Playing Angel, the female half of an over-the-hill husband-wife singing duo, Ullman looks and sounds a little like Tammy Bakker doing Cher. Angel and husband Marty (Castellaneta) are booked for an audience of prisoners expecting Johnny Cash.

To make matters worse, Angel has had it with Marty and the marriage. There have been affairs, drugs, booze—you expect to hear the words "Betty Ford Clinic" at any moment. When they take the stage in the prison cafeteria, their failed dreams echo loudly in the opening number, Sonny and Cher's "I Got You, Babe."

But what looks like a funny statement on show biz with a subplot on prison life turns into something altogether different. A disappointed prisoner jumps from the audience and holds "America's Sweethearts" hostage. His demand? A rendition of "I Got You, Babe" that shows they really mean the words they sing. They changed his life with such a performance in Reno years ago, just after he'd knocked off a liquor store. He wants something to believe in.

He gets it. Angel and Marty experience emotions they haven't felt in years, the prisoners get drawn in, sing along, clap and cheer, and guards wrestle the "terrorist" offstage as he vows it was all worth it as long as the singers really meant it. They did.

Ullman's command of voices and gestures and her insight into the basic nature of a broad spectrum of society make her characters valid, be they the repressed and angry divorcee mugged as she leaves a restaurant after a disappointing date; Kay, the overweight secretary who usually spends Tuesday evenings bathing Mummy's left side; or the topless dancer at her wedding reception, celebrating the marriage and her aged husband's wealth with equally engaging believability.

Her talent alone might be considered an embarrassment of riches in a medium often deemed a wasteland. Still, it is important to consider the possible failure of an enormous talent let loose without adequate support. Think of Robin Williams and Jonathan Winters trying to make art of "Mork and Mindy." Watch "Dolly" one time.

It is, then, fortunate that for Brooks television comedy is practically synonymous with ensemble work. The show's creative team also includes executive producer Jerry Belson, who won an Emmy for "The Dick Van Dyke Show," and Heide Perlman, a writer-producer whose credits include "Cheers." Kavner is also an Emmy winner (for "Rhoda").

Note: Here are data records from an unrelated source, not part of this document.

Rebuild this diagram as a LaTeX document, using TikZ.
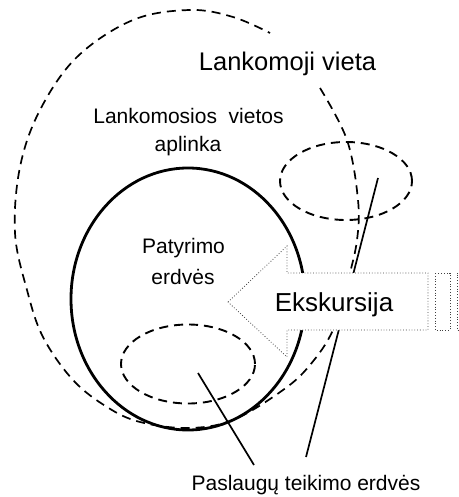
\documentclass[tikz,border=0pt]{standalone}
\usepackage{fontspec}
\setmainfont{Liberation Sans}
\usetikzlibrary{shapes.geometric}
\begin{document}
\begin{tikzpicture}[x=1pt,y=-1pt,
  outerdash/.style={line width=1.7pt, dash pattern=on 9pt off 6pt},
  smalldash/.style={draw, ellipse, inner sep=0pt, line width=1.9pt, dash pattern=on 9pt off 6pt},
  ringstyle/.style={draw, ellipse, inner sep=0pt, line width=2.8pt},
  pointer/.style={line width=1.7pt},
  arrowbox/.style={draw=black!75, fill=white, line width=0.8pt, dotted},
  lbl/.style={inner sep=0pt, anchor=base, font=\fontsize{21}{25}\selectfont}]
\useasboundingbox (0,0) rectangle (458,497);

% outer dashed region (open at the top right)
\draw[outerdash] plot[smooth, tension=0.6] coordinates {(320,88) (347,140) (358,200) (357,240) (348,280) (333,330) (310,365) (283,390) (233,420) (188,428) (140,422) (107,407) (73,380) (43,337) (27,290) (15,233) (20,167) (40,110) (77,57) (133,20) (190,10) (233,17) (270,33)};

% solid region
\node[ringstyle, minimum width=234pt, minimum height=262pt] (ring) at (188,299) {};

% service spaces
\node[smalldash, minimum width=132pt, minimum height=78pt] (svcA) at (346,181) {};
\node[smalldash, minimum width=134pt, minimum height=79pt] (svcB) at (188,364) {};

% connectors
\coordinate (pA) at (378,178);
\coordinate (pAe) at (306,457);
\coordinate (pB) at (198,373);
\coordinate (pBe) at (254,465);
\draw[pointer] (pA) -- (pAe);
\draw[pointer] (pB) -- (pBe);

% excursion arrow
\draw[arrowbox] (228,302) -- (287,246) -- (287,273) -- (428,273) -- (428,330) -- (287,330) -- (287,357) -- cycle;
\draw[arrowbox] (435,273) rectangle (450,330);
\draw[arrowbox] (461,273) -- (457,273) -- (457,330) -- (461,330);

% labels
\node[lbl, font=\fontsize{25.5}{30}\selectfont] (vieta) at (287.5,71) {Lankomoji vieta};
\node[lbl] (apl1) at (188.5,124) {Lankomosios\ \ vietos};
\node[lbl] (apl2) at (188,151) {aplinka};
\node[lbl] (pat1) at (183.5,253.5) {Patyrimo};
\node[lbl] (pat2) at (183,284) {erdvės};
\node[lbl, font=\fontsize{26}{30}\selectfont] (eksk) at (334,311.5) {Ekskursija};
\node[lbl] (pasl) at (306,490.5) {Paslaugų teikimo erdvės};
\end{tikzpicture}
\end{document}
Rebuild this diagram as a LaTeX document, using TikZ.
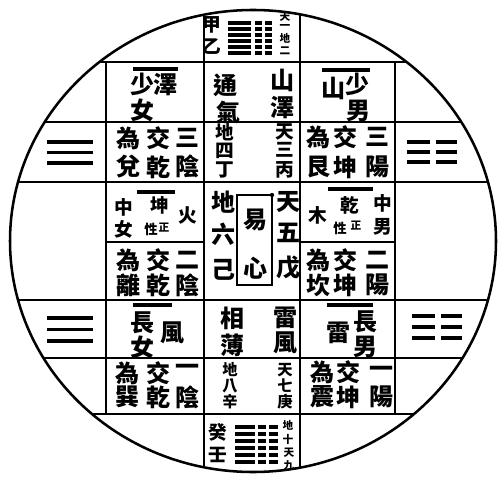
\documentclass[tikz,border=0pt]{standalone}
\usepackage{fontspec}
\newfontfamily\cjk{Noto Sans CJK TC}
\begin{document}
\begin{tikzpicture}[x=0.75pt,y=-0.75pt,
  chL/.style={inner sep=0pt, font=\cjk\bfseries\fontsize{18}{18}\selectfont},
  chM/.style={inner sep=0pt, font=\cjk\bfseries\fontsize{14}{14}\selectfont},
  chN/.style={inner sep=0pt, font=\cjk\bfseries\fontsize{11.5}{11.5}\selectfont},
  chT/.style={inner sep=0pt, font=\cjk\bfseries\fontsize{10}{10}\selectfont},
  chS/.style={inner sep=0pt, font=\cjk\bfseries\fontsize{8}{8}\selectfont},
  gridline/.style={line width=1.3pt},
  bar/.style={line width=2.4pt},
  yao/.style={line width=2.3pt},
  gua/.style={line width=2.7pt}]
\useasboundingbox (0,0) rectangle (499,477);
% grid
\begin{scope}
\clip (253,241) ellipse [x radius=182.25pt, y radius=173.25pt];
\foreach \y in {62,122,182,300,358,414} \draw[gridline] (0,\y) -- (499,\y);
\foreach \x in {204,300} \draw[gridline] (\x,0) -- (\x,477);
\end{scope}
\draw[gridline] (106,62) -- (106,414);
\draw[gridline] (395,62) -- (395,414);
\draw[gridline] (106,242) -- (204,242);
\draw[gridline] (300,242) -- (395,242);
\draw[line width=1.9pt] (253,241) ellipse [x radius=182.25pt, y radius=173.25pt];
% centre box
\draw[gridline] (237,195) rectangle (272,285);
\fill (272,195) circle [radius=1.6pt];
% bars
\draw[bar] (133,69) -- (178,69);
\draw[bar] (137,192) -- (175,192);
\draw[bar] (133,305) -- (172,305);
\draw[bar] (322,70) -- (370,70);
\draw[bar] (328,189) -- (373,189);
\draw[bar] (327,305) -- (373,305);
% hexagrams top and bottom
\foreach \y in {23,29,35,41,47,53} {
  \draw[yao] (228,\y) -- (251,\y);
  \draw[yao] (255,\y) -- (262,\y);
  \draw[yao] (265,\y) -- (272,\y);
}
\foreach \y in {427,434,441,448,455,462} {
  \draw[yao] (235,\y) -- (255,\y);
  \draw[yao] (258,\y) -- (266,\y);
  \draw[yao] (269,\y) -- (278,\y);
}
% side trigrams
\foreach \y in {142,152.5,163} \draw[gua] (47,\y) -- (93,\y);
\foreach \y in {318,329.5,341} \draw[gua] (47,\y) -- (93,\y);
\foreach \y in {142,152,162} {\draw[gua] (407,\y) -- (430,\y); \draw[gua] (436,\y) -- (457,\y);}
\foreach \y in {316,327,338} {\draw[gua] (412,\y) -- (435,\y); \draw[gua] (441,\y) -- (462,\y);}
% texts
\foreach \s/\t/\x/\y [count=\i] in {
  chL/澤/165/85, chL/少/142/84, chL/女/142/110,
  chL/為/128/138, chL/兌/128/167, chL/交/158/138, chL/乾/158/167, chL/三/187/138, chL/陰/187/166,
  chM/中/124/207, chM/女/124/229, chM/坤/160/205, chT/性/151/229, chS/正/164/228, chM/火/188/215,
  chL/為/128/260, chL/離/128/285, chL/交/158/260, chL/乾/158/285, chL/二/187/260, chL/陰/187/285,
  chL/長/142/323, chL/女/142/347, chL/風/172/333,
  chL/為/127/373, chL/巽/127/397, chL/交/158/373, chL/乾/158/397, chL/一/187/370, chL/陰/187/397,
  chL/山/333/88, chL/少/357/84, chL/男/358/111,
  chL/為/318/137, chL/艮/318/167, chL/交/345/137, chL/坤/345/167, chL/三/377/137, chL/陽/377/167,
  chM/乾/350/205, chM/中/383/203, chM/男/383/227, chM/木/318/215, chT/性/340/228, chS/正/356/226,
  chL/為/318/260, chL/坎/318/285, chL/交/345/260, chL/坤/345/285, chL/二/377/260, chL/陽/377/285,
  chL/雷/338/333, chL/長/365/322, chL/男/365/347,
  chL/為/322/372, chL/震/322/397, chL/交/348/372, chL/坤/348/397, chL/一/381/372, chL/陽/381/397,
  chL/通/225/85, chL/氣/228/112, chL/山/282/80, chL/澤/282/108,
  chM/地/225/132, chM/四/225/151, chM/丁/225/170, chM/天/285/132, chM/三/285/150, chM/丙/285/170,
  chL/地/223/202, chL/六/223/234, chL/己/223/270, chL/天/288/202, chL/五/288/233, chL/戊/288/268,
  chL/易/255/220, chL/心/255/268,
  chL/相/232/318, chL/薄/232/345, chL/雷/285/318, chL/風/285/343,
  chN/地/230/370, chN/八/230/386, chN/辛/230/402, chN/天/285/370, chN/七/285/386, chN/庚/285/402,
  chM/癸/218/432, chM/壬/218/455,
  chS/地/288/425, chS/十/288/439, chS/天/289/453, chS/九/289/466,
  chM/甲/212/25, chM/乙/212/47,
  chS/天/285/17, chS/一/285/27, chS/地/285/38, chS/二/285/51}
  \node[\s] (t\i) at (\x,\y) {\t};
\end{tikzpicture}
\end{document}
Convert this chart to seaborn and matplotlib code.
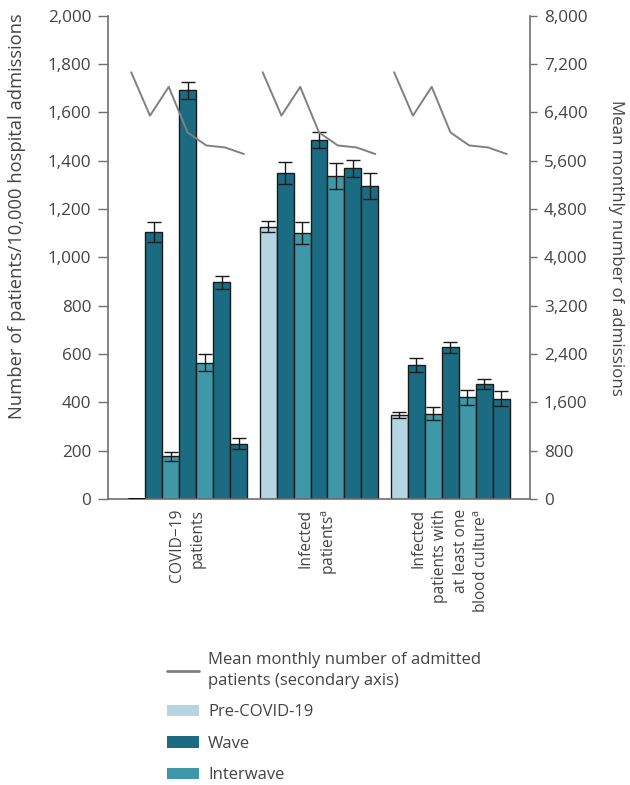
import numpy as np
import pandas as pd
import matplotlib
matplotlib.use("Agg")
import matplotlib.pyplot as plt
from matplotlib.lines import Line2D
from matplotlib.patches import Patch
from matplotlib.container import BarContainer
import seaborn as sns

# ---------------- data ----------------
categories = ["COVID\u221219\npatients",
              "Infected\npatients$^{\\mathrm{a}}$",
              "Infected\npatients with\nat least one\nblood culture$^{\\mathrm{a}}$"]
periods = ["Pre-COVID-19", "Wave 1", "Interwave 1", "Wave 2",
           "Interwave 2", "Wave 3", "Wave 4"]
period_type = ["Pre-COVID-19", "Wave", "Interwave", "Wave",
               "Interwave", "Wave", "Wave"]

covid_vals = [0, 1106, 176, 1691, 564, 896, 229]
covid_err = [0, 42, 18, 35, 36, 28, 22]
infected_vals = [1127, 1349, 1102, 1486, 1337, 1369, 1295]
infected_err = [24, 45, 45, 33, 55, 35, 54]
blood_vals = [349, 556, 353, 627, 422, 476, 415]
blood_err = [13, 29, 26, 21, 31, 20, 30]

admissions = [7064, 6345, 6822, 6068, 5852, 5819, 5710]

left_ticks = [0, 200, 400, 600, 800, 1000, 1200, 1400, 1600, 1800, 2000]
right_ticks = [0, 800, 1600, 2400, 3200, 4000, 4800, 5600, 6400, 7200, 8000]

type_colors = {"Pre-COVID-19": "#b6d5e2", "Wave": "#1b6b83", "Interwave": "#3e98a7"}

# ---------------- build table ----------------
vals = [covid_vals, infected_vals, blood_vals]
errs = [covid_err, infected_err, blood_err]
rows = []
for ci, cat in enumerate(categories):
    for pi, per in enumerate(periods):
        rows.append({"category": cat, "period": per,
                     "value": vals[ci][pi], "err": errs[ci][pi]})
df = pd.DataFrame(rows)
palette = {p: type_colors[t] for p, t in zip(periods, period_type)}

# ---------------- style ----------------
sns.set_theme(style="white")
plt.rcParams["font.family"] = ["Open Sans", "DejaVu Sans"]
plt.rcParams["mathtext.fontset"] = "custom"
plt.rcParams["mathtext.rm"] = "Open Sans"
text_color = "#444444"
spine_color = "#707070"
fs_tick = 12.3
fs_xtick = 11.2
fs_leg = 12

fig = plt.figure(figsize=(6.3, 7.85), dpi=100)
ax = fig.add_axes([108 / 630, 1 - 499 / 785, 422 / 630, (499 - 15.7) / 785])

sns.barplot(data=df, x="category", y="value", hue="period",
            hue_order=periods, order=categories, palette=palette,
            width=0.905, errorbar=None, edgecolor="#1a1a1a", linewidth=1.0,
            saturation=1, legend=False, ax=ax)

# error bars on top of the seaborn bars
bar_containers = [c for c in ax.containers if isinstance(c, BarContainer)]
for pi, cont in enumerate(bar_containers):
    for ci, bar in enumerate(cont):
        if bar.get_height() == 0:
            bar.set_linewidth(2.0)
            bar.set_edgecolor("#000000")
            bar.set_zorder(4)
        e = errs[ci][pi]
        if e <= 0:
            continue
        xc = bar.get_x() + bar.get_width() / 2
        ax.errorbar(xc, bar.get_height(), yerr=e, fmt="none",
                    ecolor="#1a1a1a", elinewidth=1.0, capsize=5,
                    capthick=1.0, zorder=5)

ax.set_xlim(-0.605, 2.605)
ax.set_ylim(0, 2000)
ax.set_yticks(left_ticks)
ax.set_yticklabels([f"{v:,}" for v in left_ticks])
ax.set_xlabel("")
ax.set_ylabel("Number of patients/10,000 hospital admissions",
              fontsize=13.2, color=text_color)
ax.yaxis.set_label_coords(-0.195, 0.585)

ax.tick_params(axis="y", which="both", left=True, length=7, width=1.0,
               color=spine_color, labelsize=fs_tick, labelcolor=text_color, pad=5)
ax.tick_params(axis="x", length=0, pad=7, labelsize=fs_xtick, labelcolor=text_color)
for lab in ax.get_xticklabels():
    lab.set_rotation(90)
    lab.set_ha("center")
    lab.set_va("top")
    lab.set_multialignment("right")
    lab.set_linespacing(1.42)

for s in ["top", "right"]:
    ax.spines[s].set_visible(False)
for s in ["left", "bottom"]:
    ax.spines[s].set_color(spine_color)
    ax.spines[s].set_linewidth(1.2)

# secondary axis line
ax2 = ax.twinx()
for g in range(len(categories)):
    xs = g + (np.arange(len(admissions)) - 3) / 7.0
    ax2.plot(xs, admissions, color="#808080", linewidth=1.4)
ax2.set_ylim(0, 8000)
ax2.set_yticks(right_ticks)
ax2.set_yticklabels([f"{v:,}" for v in right_ticks])
ax2.tick_params(axis="y", right=True, length=5, width=1.0, color=spine_color,
                labelsize=fs_tick, labelcolor=text_color, pad=5)
ax2.set_ylabel("Mean monthly number of admissions", rotation=270,
               va="bottom", fontsize=12.2, color=text_color)
ax2.yaxis.set_label_coords(1.185, 0.519)
for s in ["top", "left", "bottom"]:
    ax2.spines[s].set_visible(False)
ax2.spines["right"].set_color(spine_color)
ax2.spines["right"].set_linewidth(1.2)

# legend
handles = [Line2D([0], [0], color="#808080", linewidth=2),
           Patch(facecolor=type_colors["Pre-COVID-19"], edgecolor="none"),
           Patch(facecolor=type_colors["Wave"], edgecolor="none"),
           Patch(facecolor=type_colors["Interwave"], edgecolor="none")]
labels = ["Mean monthly number of admitted\npatients (secondary axis)",
          "Pre-COVID-19", "Wave", "Interwave"]
leg = fig.legend(handles, labels, loc="upper left",
                 bbox_to_anchor=(167 / 630, 1 - 652 / 785), frameon=False,
                 fontsize=fs_leg, handlelength=1.92, handleheight=0.66,
                 handletextpad=0.55, labelspacing=0.93, borderpad=0.0,
                 borderaxespad=0.0)
for t in leg.get_texts():
    t.set_color(text_color)
    t.set_linespacing(1.4)

fig.savefig("out.png", dpi=100)
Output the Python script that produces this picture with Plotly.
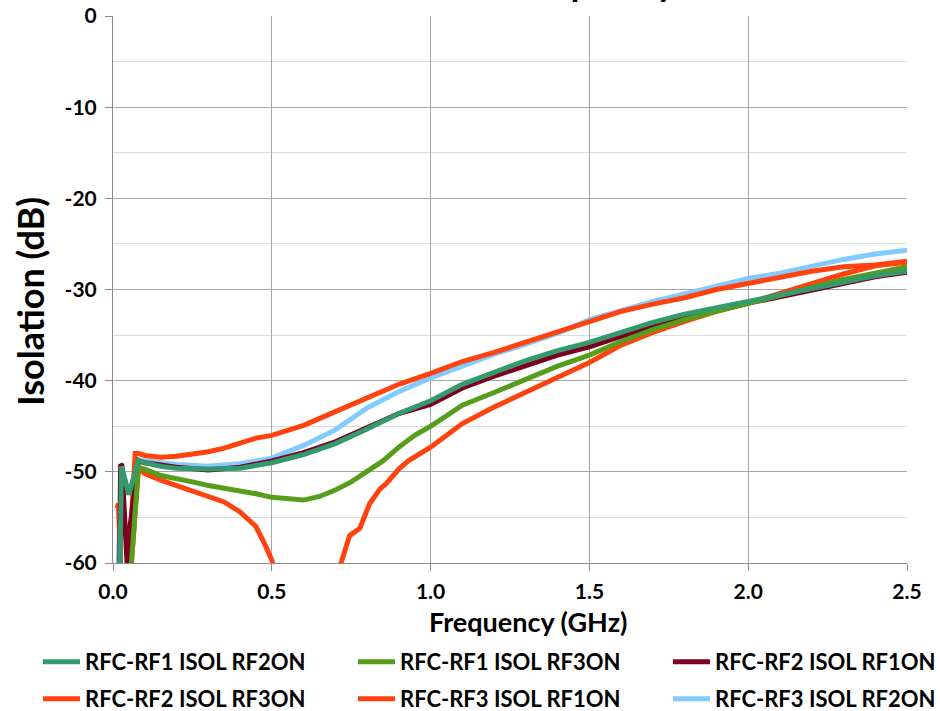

Surrounded by creative production, writing, and direction (usually by Ted Bessell, who played Donald, Mario Thomas's boyfriend, on "That Girl") and playing off talented and innovative actors, Ullman's genius for characterization and for song, dance, and satire comes to full bloom.

As the only female member of a road crew, Ullman questions her femininity after a disgruntled motorist challenges her to a fist fight. Her fellow workers assure her that she's totally feminine (one admits that he thinks only of her while using the pneumatic drill), then they become back-up singers and dancers in a production number, there on the roadside, of Carole King's "You Make Me Feel Like a Natural Woman."

Playing Francesca, the adolescent daughter of a gay couple about to go out of town and leave her alone for the first time, Ullman invites a boy over for the evening and tells her diary the next entry will be written by a woman. The evening ends when Francesca and her date negotiate his getting to second base: under coat, over blouse, over bra, left side only, with your eyes closed. Ullman's Francesca, who actually looks and sounds like a teenager, substitutes a sofa cushion for her breast after he closes his eyes. They both feel satisfied.

After winning the Golden Globe, Ullman closed the show in the Betty Boop dress she wore to the ceremony. It was striking and zany, but she admitted that it made standing, sitting, going to the toilet, or exiting a limo without disturbing the toupee of some studio exec impossible. The next week she would come out in her usual ratty bathrobe to tell her audience to go home. Part of Ullman's charm is that you believe she'll do just that herself—go home and wait till next week to be brilliant again.

Jane B. Hill is an editor at Longstreet Press in Atlanta.